Interestingly this means that when anyone with a website within the Oxford network links to an external site, the link will cause a boost to the external website’s page rank, as Oxford is sharing a bit of its huge prestige (or cache of balls) with that website. This is why I often get requests to link from my website in the maths department at Oxford to external websites. The link will help increase the external website’s rank and, it is hoped, make it appear on the first page of a Google search, the ultimate holy grail for any website.
But the algorithm isn’t immune to clever attacks by those who understand how the mathematics works. For a short period in the summer of 2018, if you googled ‘idiot’ the first image that appeared was that of Donald Trump. Activists had understood how to exploit the powerful position that the website Reddit has on the internet. By getting people to vote for a post on the site containing the words ‘idiot’ and an image of Trump, the connection between the two shot to the top of the Google ranking. The spike was smoothed out over time by the algorithm rather than by manual intervention. Google does not like to play God but trusts in the long run in the power of its mathematics.
The internet is of course a dynamic beast, with new websites emerging every nanosecond and new links being made as existing sites are shut down or updated. This means that page ranks need to change dynamically. In order for Google to keep pace with the constant evolution of the internet, it must regularly trawl through the network and update its count of the links between sites using what it rather endearingly calls ‘Google spiders’.
Tech junkies and sports coaches have discovered that this way of evaluating the nodes in a network can also be applied to other networks. One of the most intriguing external applications has been in the realm of football (of the European kind, which Americans think of as soccer). When sizing up the opposition, it can be important to identify a key player who will control the way the team plays or be the hub through which all play seems to pass. If you can identify this player and neutralise them early on in the game, then you can effectively close down the team’s strategy.
Two London-based mathematicians, Javier López Peña and Hugo Touchette, both football fanatics, decided to see whether Google’s algorithm might help analyse the teams gearing up for the World Cup. If you think of each player as a website and a pass from one player to another as a link from one website to another, then the passes made over the course of a game can be thought of as a network. A pass to a teammate is a mark of the trust you put in that player – players generally avoid passing to a weak teammate who might easily lose the ball, and you will only be passed to if you make yourself available. A static player will rarely be available for a pass.
They decided to use passing data made available by FIFA during the 2010 World Cup to see which players ranked most highly. The results were fascinating. If you analysed England’s style of play, two players, Steven Gerrard and Frank Lampard, emerged with a markedly higher rank than others. This reflects the fact that the ball very often went through these two midfielders: take them out and England’s game collapses. England did not get very far that year in the World Cup – they were knocked out early by their old nemesis, Germany.

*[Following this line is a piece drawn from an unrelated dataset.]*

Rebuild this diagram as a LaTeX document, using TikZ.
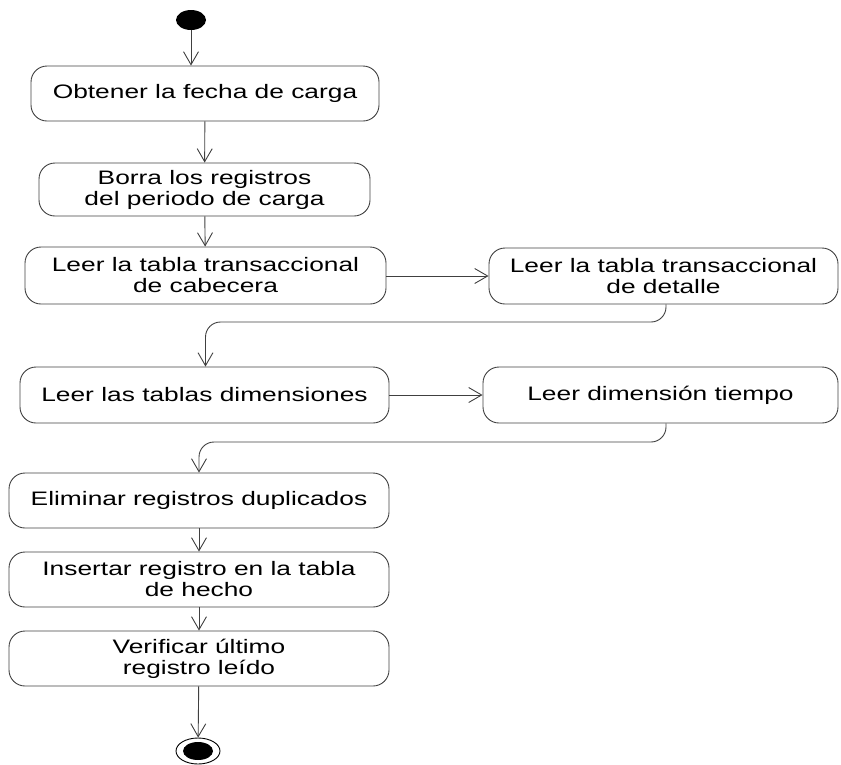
\documentclass[tikz,border=0pt]{standalone}
\usepackage{fontspec}
\usepackage{graphicx}
\setmainfont{Liberation Sans}
\usetikzlibrary{arrows.meta,shapes.geometric}
% wide lettering used in the activity boxes
\newcommand{\wl}[1]{\scalebox{1.35}[1]{#1}}
\begin{document}
\begin{tikzpicture}[x=1pt,y=-1pt,
  act/.style={draw=black!75, line width=0.9pt, rounded corners=16pt,
    align=center, inner sep=0pt, font=\fontsize{19.5}{21}\selectfont},
  flow/.style={draw=black!75, line width=0.9pt,
    -{Straight Barb[length=13pt,width=15pt,line width=0.9pt]}},
  ]
\useasboundingbox (0,0) rectangle (841,764);

% initial state
\node[ellipse, fill=black, minimum width=30pt, minimum height=20pt, inner sep=0pt] (start) at (191,20) {};

% activities
\node[act, minimum width=348pt, minimum height=55pt] (b1) at (205,93.5) {\wl{Obtener la fecha de carga}};
\node[act, minimum width=331pt, minimum height=53pt] (b2) at (204.5,189.5) {\wl{Borra los registros}\\\wl{del periodo de carga}};
\node[act, minimum width=361pt, minimum height=57pt] (b3) at (205.5,275.5) {\wl{Leer la tabla transaccional}\\\wl{de cabecera}};
\node[act, minimum width=349pt, minimum height=56pt] (b4) at (663.5,276) {\wl{Leer la tabla transaccional}\\\wl{de detalle}};
\node[act, minimum width=369pt, minimum height=56pt] (b5) at (204.5,395) {\wl{Leer las tablas dimensiones}};
\node[act, minimum width=355pt, minimum height=56pt] (b6) at (660.5,395) {\wl{Leer dimensión tiempo}};
\node[act, minimum width=380pt, minimum height=55pt] (b7) at (199,500.5) {\wl{Eliminar registros duplicados}};
\node[act, minimum width=380pt, minimum height=55pt] (b8) at (199,579.5) {\wl{Insertar registro en la tabla}\\\wl{de hecho}};
\node[act, minimum width=380pt, minimum height=55pt] (b9) at (199,658.5) {\wl{Verificar último}\\\wl{registro leído}};

% final state
\node[ellipse, draw=black, line width=0.9pt, minimum width=44pt, minimum height=26pt, inner sep=0pt] (stop) at (198,751) {};
\node[ellipse, fill=black, minimum width=30pt, minimum height=18pt, inner sep=0pt] (stopdot) at (198,751) {};

% turning points of the return connectors
\coordinate (t1) at (666,322);
\coordinate (t2) at (666,442);

% transitions
\draw[flow] (start) -- (start |- b1.north);
\draw[flow] (b1) -- (b2);
\draw[flow] (b2) -- (b3);
\draw[flow] (b3.east |- b4.west) -- (b4.west);
\draw[flow, rounded corners=15pt] (b4.south -| t1) -- (t1) -- (t1 -| b3) -- (b5.north -| b3);
\draw[flow] (b5.east) -- (b6.west);
\draw[flow, rounded corners=15pt] (b6.south -| t2) -- (t2) -- (t2 -| b7) -- (b7.north);
\draw[flow] (b7) -- (b8);
\draw[flow] (b8) -- (b9);
\draw[flow] (b9) -- (stop);
\end{tikzpicture}
\end{document}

Contrast this with the eventual winners: Spain. The algorithm shared the rank uniformly around the whole team, indicating that there was no clear hub through which the game was being played. This is a reflection of the very successful ‘total football’ or ‘tiki-taka’ style played by Spain, in which players constantly pass the ball around, a strategy that contributed to Spain’s ultimate success.
Unlike many sports in America that thrive on data, it has taken some time for football to take advantage of the mathematics and statistics bubbling underneath the game. But by the 2018 World Cup in Russia many teams boasted a scientist on board to crunch the numbers to understand the strengths and weaknesses of the opposition, including how the network of each team behaves.
A network analysis has even been applied to literature. Andrew Beveridge and Jie Shan took the epic saga A Song of Ice and Fire by George R. R. Martin, otherwise known as Game of Thrones. Anyone who knows the story will be aware that predicting which characters will make it through to the next volume, let alone the next chapter, is notoriously tricky, as Martin is ruthless at killing off even the best characters he has created.
Beveridge and Shan decided to create a network between characters in the books. They identified 107 key people who became the nodes of the network. The characters were then connected with weighted edges according to the strength of the relationship. But how can an algorithm assess the importance of a connection? The algorithm was simply asked to count the number of times the two names appeared in the text within fifteen words of each other. This doesn’t measure friendship – it indicates some measure of interaction or connection between them.
They decided to analyse the third volume in the series, A Storm of Swords, as the narrative had settled down by this point, and began by constructing a page rank analysis of the nodes or characters in the network. Three characters quickly stood out as important to the plot: Tyrion, Jon Snow and Sansa Stark. Anyone who has read the books or seen the series would not be surprised by this revelation. What is striking is that a computer algorithm which does not understand what it is reading achieved this same insight. It did so not simply by counting how many times a character’s name appears – that would pull out other names. It turned out that a subtler analysis of the network revealed the true protagonists.
To date, all three characters have survived Martin’s ruthless pen which has cut short some of the other key characters in the third volume. This is the mark of a good algorithm: it can be used in multiple scenarios. This one can tell you something useful from football to Game of Thrones.